Supplied material
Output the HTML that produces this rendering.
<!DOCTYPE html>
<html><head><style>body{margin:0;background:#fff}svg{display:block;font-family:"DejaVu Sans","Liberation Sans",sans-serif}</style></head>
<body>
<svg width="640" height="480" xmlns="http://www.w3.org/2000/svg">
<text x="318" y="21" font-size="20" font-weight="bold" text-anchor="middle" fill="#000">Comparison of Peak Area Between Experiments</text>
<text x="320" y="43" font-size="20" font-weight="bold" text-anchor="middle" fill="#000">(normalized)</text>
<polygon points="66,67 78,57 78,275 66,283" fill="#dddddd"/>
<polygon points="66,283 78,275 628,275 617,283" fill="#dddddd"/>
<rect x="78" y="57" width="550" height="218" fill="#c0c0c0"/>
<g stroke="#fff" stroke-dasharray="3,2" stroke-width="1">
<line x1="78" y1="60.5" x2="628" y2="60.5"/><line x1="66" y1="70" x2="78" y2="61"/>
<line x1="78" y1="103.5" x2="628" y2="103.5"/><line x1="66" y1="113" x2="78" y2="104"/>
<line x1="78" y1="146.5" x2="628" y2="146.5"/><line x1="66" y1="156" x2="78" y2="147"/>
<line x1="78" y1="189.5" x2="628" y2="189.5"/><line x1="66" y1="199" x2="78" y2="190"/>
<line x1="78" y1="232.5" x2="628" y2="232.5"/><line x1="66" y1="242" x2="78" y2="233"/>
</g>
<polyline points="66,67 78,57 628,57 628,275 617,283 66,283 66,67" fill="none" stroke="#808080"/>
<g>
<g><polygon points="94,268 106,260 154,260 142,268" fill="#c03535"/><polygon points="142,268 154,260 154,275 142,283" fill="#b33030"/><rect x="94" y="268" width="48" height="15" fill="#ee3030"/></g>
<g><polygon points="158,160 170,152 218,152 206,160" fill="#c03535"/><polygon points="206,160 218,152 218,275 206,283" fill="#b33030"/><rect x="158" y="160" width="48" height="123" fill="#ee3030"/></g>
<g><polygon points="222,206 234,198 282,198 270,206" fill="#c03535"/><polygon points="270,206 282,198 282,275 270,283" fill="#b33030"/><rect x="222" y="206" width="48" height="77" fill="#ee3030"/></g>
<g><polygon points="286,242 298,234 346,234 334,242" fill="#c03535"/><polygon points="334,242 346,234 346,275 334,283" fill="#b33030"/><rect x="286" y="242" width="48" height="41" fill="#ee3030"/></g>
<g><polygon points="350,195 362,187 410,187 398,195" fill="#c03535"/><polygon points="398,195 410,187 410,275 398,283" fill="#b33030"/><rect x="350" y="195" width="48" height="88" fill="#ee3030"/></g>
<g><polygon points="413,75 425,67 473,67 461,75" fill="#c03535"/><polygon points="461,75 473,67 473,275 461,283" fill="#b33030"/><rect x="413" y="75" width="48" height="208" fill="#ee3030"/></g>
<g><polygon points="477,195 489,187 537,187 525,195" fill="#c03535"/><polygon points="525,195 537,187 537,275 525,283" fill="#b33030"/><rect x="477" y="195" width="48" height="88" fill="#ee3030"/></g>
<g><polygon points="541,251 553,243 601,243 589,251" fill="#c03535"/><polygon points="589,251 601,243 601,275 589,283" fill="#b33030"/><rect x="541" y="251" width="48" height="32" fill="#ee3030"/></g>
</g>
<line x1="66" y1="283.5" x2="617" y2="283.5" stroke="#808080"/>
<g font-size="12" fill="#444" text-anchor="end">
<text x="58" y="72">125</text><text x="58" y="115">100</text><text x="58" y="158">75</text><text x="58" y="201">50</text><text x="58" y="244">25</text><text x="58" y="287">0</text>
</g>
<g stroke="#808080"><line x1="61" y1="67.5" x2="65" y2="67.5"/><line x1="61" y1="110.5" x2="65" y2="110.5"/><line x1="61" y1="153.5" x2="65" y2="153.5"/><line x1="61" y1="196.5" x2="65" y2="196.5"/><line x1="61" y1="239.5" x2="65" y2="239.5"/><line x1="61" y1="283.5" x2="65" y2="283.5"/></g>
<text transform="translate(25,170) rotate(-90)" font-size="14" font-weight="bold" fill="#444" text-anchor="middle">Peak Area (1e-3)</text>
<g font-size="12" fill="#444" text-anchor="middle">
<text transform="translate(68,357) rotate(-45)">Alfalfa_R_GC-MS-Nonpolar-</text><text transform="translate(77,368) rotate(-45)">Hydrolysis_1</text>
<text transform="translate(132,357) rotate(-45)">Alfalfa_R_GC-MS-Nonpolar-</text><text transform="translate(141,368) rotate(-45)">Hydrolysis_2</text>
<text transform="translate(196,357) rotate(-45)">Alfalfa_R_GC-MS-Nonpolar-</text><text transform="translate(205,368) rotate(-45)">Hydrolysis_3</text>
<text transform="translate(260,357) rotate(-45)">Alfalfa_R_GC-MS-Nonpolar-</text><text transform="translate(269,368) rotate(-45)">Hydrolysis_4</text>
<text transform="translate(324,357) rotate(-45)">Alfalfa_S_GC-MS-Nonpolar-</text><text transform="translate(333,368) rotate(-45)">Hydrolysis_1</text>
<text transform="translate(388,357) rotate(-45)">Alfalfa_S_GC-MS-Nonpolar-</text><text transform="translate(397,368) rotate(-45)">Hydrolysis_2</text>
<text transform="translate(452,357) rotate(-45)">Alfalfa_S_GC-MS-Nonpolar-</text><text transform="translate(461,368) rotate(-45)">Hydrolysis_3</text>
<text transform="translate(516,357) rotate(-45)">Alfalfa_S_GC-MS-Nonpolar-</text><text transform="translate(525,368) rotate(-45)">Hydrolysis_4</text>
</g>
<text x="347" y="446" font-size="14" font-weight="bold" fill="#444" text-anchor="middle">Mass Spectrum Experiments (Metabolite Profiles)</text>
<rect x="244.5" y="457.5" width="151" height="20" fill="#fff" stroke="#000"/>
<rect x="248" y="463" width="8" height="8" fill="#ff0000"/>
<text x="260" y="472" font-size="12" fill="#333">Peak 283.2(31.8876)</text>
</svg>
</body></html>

Job
Extract all of the data shown above without alteration.

Exercise answer
Output the HTML that produces this rendering.
<!DOCTYPE html>
<html><head><style>body{margin:0;background:#fff}svg{display:block;font-family:"DejaVu Sans","Liberation Sans",sans-serif}</style></head>
<body>
<svg width="640" height="480" xmlns="http://www.w3.org/2000/svg">
<text x="318" y="21" font-size="20" font-weight="bold" text-anchor="middle" fill="#000">Comparison of Peak Area Between Experiments</text>
<text x="320" y="43" font-size="20" font-weight="bold" text-anchor="middle" fill="#000">(normalized)</text>
<polygon points="66,67 78,57 78,275 66,283" fill="#dddddd"/>
<polygon points="66,283 78,275 628,275 617,283" fill="#dddddd"/>
<rect x="78" y="57" width="550" height="218" fill="#c0c0c0"/>
<g stroke="#fff" stroke-dasharray="3,2" stroke-width="1">
<line x1="78" y1="60.5" x2="628" y2="60.5"/><line x1="66" y1="70" x2="78" y2="61"/>
<line x1="78" y1="103.5" x2="628" y2="103.5"/><line x1="66" y1="113" x2="78" y2="104"/>
<line x1="78" y1="146.5" x2="628" y2="146.5"/><line x1="66" y1="156" x2="78" y2="147"/>
<line x1="78" y1="189.5" x2="628" y2="189.5"/><line x1="66" y1="199" x2="78" y2="190"/>
<line x1="78" y1="232.5" x2="628" y2="232.5"/><line x1="66" y1="242" x2="78" y2="233"/>
</g>
<polyline points="66,67 78,57 628,57 628,275 617,283 66,283 66,67" fill="none" stroke="#808080"/>
<g>
<g><polygon points="94,268 106,260 154,260 142,268" fill="#c03535"/><polygon points="142,268 154,260 154,275 142,283" fill="#b33030"/><rect x="94" y="268" width="48" height="15" fill="#ee3030"/></g>
<g><polygon points="158,160 170,152 218,152 206,160" fill="#c03535"/><polygon points="206,160 218,152 218,275 206,283" fill="#b33030"/><rect x="158" y="160" width="48" height="123" fill="#ee3030"/></g>
<g><polygon points="222,206 234,198 282,198 270,206" fill="#c03535"/><polygon points="270,206 282,198 282,275 270,283" fill="#b33030"/><rect x="222" y="206" width="48" height="77" fill="#ee3030"/></g>
<g><polygon points="286,242 298,234 346,234 334,242" fill="#c03535"/><polygon points="334,242 346,234 346,275 334,283" fill="#b33030"/><rect x="286" y="242" width="48" height="41" fill="#ee3030"/></g>
<g><polygon points="350,195 362,187 410,187 398,195" fill="#c03535"/><polygon points="398,195 410,187 410,275 398,283" fill="#b33030"/><rect x="350" y="195" width="48" height="88" fill="#ee3030"/></g>
<g><polygon points="413,75 425,67 473,67 461,75" fill="#c03535"/><polygon points="461,75 473,67 473,275 461,283" fill="#b33030"/><rect x="413" y="75" width="48" height="208" fill="#ee3030"/></g>
<g><polygon points="477,195 489,187 537,187 525,195" fill="#c03535"/><polygon points="525,195 537,187 537,275 525,283" fill="#b33030"/><rect x="477" y="195" width="48" height="88" fill="#ee3030"/></g>
<g><polygon points="541,251 553,243 601,243 589,251" fill="#c03535"/><polygon points="589,251 601,243 601,275 589,283" fill="#b33030"/><rect x="541" y="251" width="48" height="32" fill="#ee3030"/></g>
</g>
<line x1="66" y1="283.5" x2="617" y2="283.5" stroke="#808080"/>
<g font-size="12" fill="#444" text-anchor="end">
<text x="58" y="72">125</text><text x="58" y="115">100</text><text x="58" y="158">75</text><text x="58" y="201">50</text><text x="58" y="244">25</text><text x="58" y="287">0</text>
</g>
<g stroke="#808080"><line x1="61" y1="67.5" x2="65" y2="67.5"/><line x1="61" y1="110.5" x2="65" y2="110.5"/><line x1="61" y1="153.5" x2="65" y2="153.5"/><line x1="61" y1="196.5" x2="65" y2="196.5"/><line x1="61" y1="239.5" x2="65" y2="239.5"/><line x1="61" y1="283.5" x2="65" y2="283.5"/></g>
<text transform="translate(25,170) rotate(-90)" font-size="14" font-weight="bold" fill="#444" text-anchor="middle">Peak Area (1e-3)</text>
<g font-size="12" fill="#444" text-anchor="middle">
<text transform="translate(68,357) rotate(-45)">Alfalfa_R_GC-MS-Nonpolar-</text><text transform="translate(77,368) rotate(-45)">Hydrolysis_1</text>
<text transform="translate(132,357) rotate(-45)">Alfalfa_R_GC-MS-Nonpolar-</text><text transform="translate(141,368) rotate(-45)">Hydrolysis_2</text>
<text transform="translate(196,357) rotate(-45)">Alfalfa_R_GC-MS-Nonpolar-</text><text transform="translate(205,368) rotate(-45)">Hydrolysis_3</text>
<text transform="translate(260,357) rotate(-45)">Alfalfa_R_GC-MS-Nonpolar-</text><text transform="translate(269,368) rotate(-45)">Hydrolysis_4</text>
<text transform="translate(324,357) rotate(-45)">Alfalfa_S_GC-MS-Nonpolar-</text><text transform="translate(333,368) rotate(-45)">Hydrolysis_1</text>
<text transform="translate(388,357) rotate(-45)">Alfalfa_S_GC-MS-Nonpolar-</text><text transform="translate(397,368) rotate(-45)">Hydrolysis_2</text>
<text transform="translate(452,357) rotate(-45)">Alfalfa_S_GC-MS-Nonpolar-</text><text transform="translate(461,368) rotate(-45)">Hydrolysis_3</text>
<text transform="translate(516,357) rotate(-45)">Alfalfa_S_GC-MS-Nonpolar-</text><text transform="translate(525,368) rotate(-45)">Hydrolysis_4</text>
</g>
<text x="347" y="446" font-size="14" font-weight="bold" fill="#444" text-anchor="middle">Mass Spectrum Experiments (Metabolite Profiles)</text>
<rect x="244.5" y="457.5" width="151" height="20" fill="#fff" stroke="#000"/>
<rect x="248" y="463" width="8" height="8" fill="#ff0000"/>
<text x="260" y="472" font-size="12" fill="#333">Peak 283.2(31.8876)</text>
</svg>
</body></html>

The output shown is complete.